E. Kurikulum/Program Pendidikan
Menurut Sujana dalam Tirtaraharja dan S.
L. La Sulo (2010:269) istilah “kurikulum asal mulanya dari dunia olah raga pada
zaman yunani kuno. “Curir” dalam
bahasa Yunani Kuno berarti “pelari” dan “Curere”
artinya “tempat berpacu”. Kurikulum kemudian diartikan “jarak yang harus
ditempuh” oleh pelari. Namum menurut Zais dalam ranah pendidikan kurikulum
dianalogikan sebagai area tempat peserta didik “berlari” untuk mencapai
“finis”. Berupa ijazah, diploma atau kelar.”
Menurut
Ihsan (2004132) “Kurikulum yang berlaku secara nasional ditetapkan oleh
menteri atau menteri lain maupun pimpinan lembaga
pemerintah non departemen berdasarkan perlimpahan wewenang dari menteri.
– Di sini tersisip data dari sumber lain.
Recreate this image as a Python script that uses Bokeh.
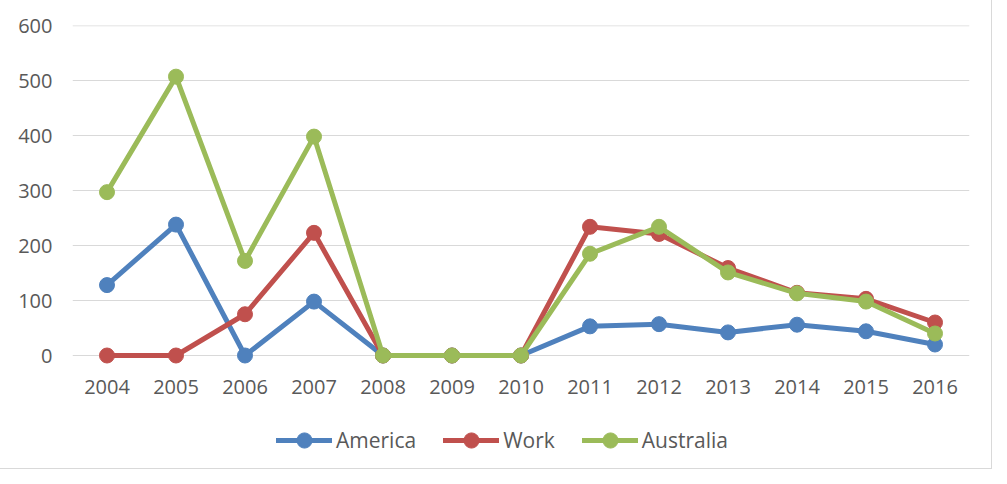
from bokeh.plotting import figure
from bokeh.models import Legend, LegendItem, FixedTicker, Span, Range1d
from bokeh.embed import file_html
from bokeh.resources import INLINE

years = ["2004", "2005", "2006", "2007", "2008", "2009", "2010",
         "2011", "2012", "2013", "2014", "2015", "2016"]
america = [128, 238, 0, 98, 0, 0, 0, 53, 57, 42, 56, 44, 20]
work = [0, 0, 75, 223, 0, 0, 0, 234, 221, 159, 114, 103, 60]
australia = [297, 507, 172, 398, 0, 0, 0, 185, 234, 151, 113, 98, 40]
y_ticks = [0, 100, 200, 300, 400, 500, 600]

series = [("America", america, "#4F81BD"),
          ("Work", work, "#C0504D"),
          ("Australia", australia, "#9BBB59")]

FONT = "Open Sans"
TXT = "#595959"
GRID = "#D9D9D9"

# layout: 330 px for the 0..600 value span, 112 px below zero for labels/legend
PLOT_PX = 330
BELOW_PX = 112
y_lo = -(BELOW_PX / PLOT_PX) * (y_ticks[-1] - y_ticks[0])

p = figure(x_range=years, y_range=Range1d(y_lo, y_ticks[-1]),
           width=991, height=468,
           output_backend="svg", toolbar_location=None,
           min_border_left=72, min_border_right=22, min_border_top=25,
           min_border_bottom=1)
p.frame_width = 897
p.frame_height = PLOT_PX + BELOW_PX
p.outline_line_color = None
p.background_fill_color = "white"
p.border_fill_color = "white"
p.styles = {"outline": "1px solid #D9D9D9"}

p.xgrid.grid_line_color = None
p.ygrid.grid_line_color = GRID
p.ygrid.grid_line_width = 1.2
p.add_layout(Span(location=y_ticks[-1], dimension="width", line_color=GRID,
                  line_width=1.5, level="underlay"))

p.yaxis.ticker = FixedTicker(ticks=y_ticks)
p.xaxis.fixed_location = 0
for ax in (p.xaxis[0], p.yaxis[0]):
    ax.axis_line_color = None
    ax.major_tick_line_color = None
    ax.minor_tick_line_color = None
    ax.major_tick_out = 0
    ax.major_tick_in = 0
    ax.major_label_text_font = FONT
    ax.major_label_text_font_size = "20px"
    ax.major_label_text_color = TXT
p.yaxis.major_label_standoff = 20
p.xaxis.major_label_standoff = 24

items = []
for name, vals, col in series:
    ln = p.line(years, vals, line_color=col, line_width=5, line_cap="round",
                line_join="round")
    sc = p.scatter(years, vals, size=15, fill_color=col, line_color=col)
    items.append(LegendItem(label=name, renderers=[ln, sc]))

legend = Legend(items=items, orientation="horizontal", location=(204, 8),
                label_text_font=FONT, label_text_font_size="21px",
                label_text_color=TXT, glyph_width=56, glyph_height=38,
                label_standoff=4, spacing=27, border_line_color=None,
                background_fill_alpha=0, padding=4, margin=0)
p.add_layout(legend)

open("out.html", "w").write(file_html(p, INLINE))
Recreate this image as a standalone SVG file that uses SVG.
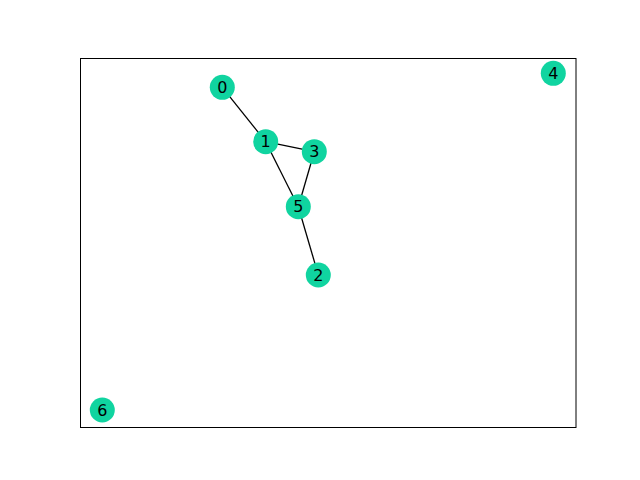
<svg xmlns="http://www.w3.org/2000/svg" width="640" height="480" viewBox="0 0 640 480">
<style>
.n circle{fill:#10d4a0}
.n text{font-family:"DejaVu Sans",sans-serif;font-size:16px;fill:#000;text-anchor:middle;dominant-baseline:central}
.e line{stroke:#000;stroke-width:1.3}
</style>
<rect x="0" y="0" width="640" height="480" fill="#fff"/>
<rect x="80.5" y="58.5" width="495.5" height="369" fill="none" stroke="#000" stroke-width="1"/>
<g id="edges" class="e">
<line x1="222.3" y1="87.3" x2="265.7" y2="141.7"/>
<line x1="265.7" y1="141.7" x2="314.3" y2="151.7"/>
<line x1="265.7" y1="141.7" x2="298.3" y2="206.7"/>
<line x1="314.3" y1="151.7" x2="298.3" y2="206.7"/>
<line x1="298.3" y1="206.7" x2="318.3" y2="275"/>
</g>
<g id="node0" class="n"><circle cx="222.3" cy="87.3" r="12.5"/><text x="222.3" y="87.3">0</text></g>
<g id="node1" class="n"><circle cx="265.7" cy="141.7" r="12.5"/><text x="265.7" y="141.7">1</text></g>
<g id="node2" class="n"><circle cx="318.3" cy="275" r="12.5"/><text x="318.3" y="275">2</text></g>
<g id="node3" class="n"><circle cx="314.3" cy="151.7" r="12.5"/><text x="314.3" y="151.7">3</text></g>
<g id="node4" class="n"><circle cx="553.3" cy="73.3" r="12.5"/><text x="553.3" y="73.3">4</text></g>
<g id="node5" class="n"><circle cx="298.3" cy="206.7" r="12.5"/><text x="298.3" y="206.7">5</text></g>
<g id="node6" class="n"><circle cx="102.3" cy="410" r="12.5"/><text x="102.3" y="410">6</text></g>
</svg>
Isi
kurikulum merupakan susunan bahan kajian dan pelajaran untuk mencapai tujuan
penyelenggaraan saruan pendidikan jyang bersangkutan dalam rangka upaya
pencapaian tujuan pendidikan
nasional”.
Ketentuan kurikulum terdapat pada UU No,
20/2003 pada pasal 36, 37 dan 38 sebagai berikut:
Pasal 36
(1) Pengembangan kurikulum dilakukan
dengan mengacu pada standar nasional pendidikan untuk mewujudkan tujuan
pendidikan nasional.
(2)
Kurikulum pada semua jenjang dan jenis pendidikan dikembangkan dengan
prinsip diversifikasi sesuai dengan satuan pendidikan, potensi daerah, dan
peserta didik.
(3)
Kurikulum disusun sesuai dengan jenjang pendidikan dalam kerangka Negara
Kesatuan Republik Indonesia dengan memperhatikan:
a.
peningkatan iman dan takwa; b.
peningkatan akhlak mulia; c. peningkatan
potensi, kecerdasan, dan minat peserta didik;
d. keragaman potensi daerah dan lingkungan; e. tuntutan pembangunan
daerah dan nasional; f. tuntutan dunia
kerja; g. perkembangan ilmu pengetahuan,
teknologi, dan seni; h. agama; i. dinamika perkembangan global; dan j. persatuan nasional dan nilai-nilai
kebangsaan.
(4)
Ketentuan mengenai pengembangan kurikulum sebagaimana dimaksud pada ayat
(1), ayat (2), dan ayat (3) diatur lebih lanjut dengan peraturan pemerintah.
Pasal 37
(1)
Kurikulum pendidikan dasar dan menengah wajib memuat:
a. pendidikan agama; b. pendidikan kewarganegaraan; c.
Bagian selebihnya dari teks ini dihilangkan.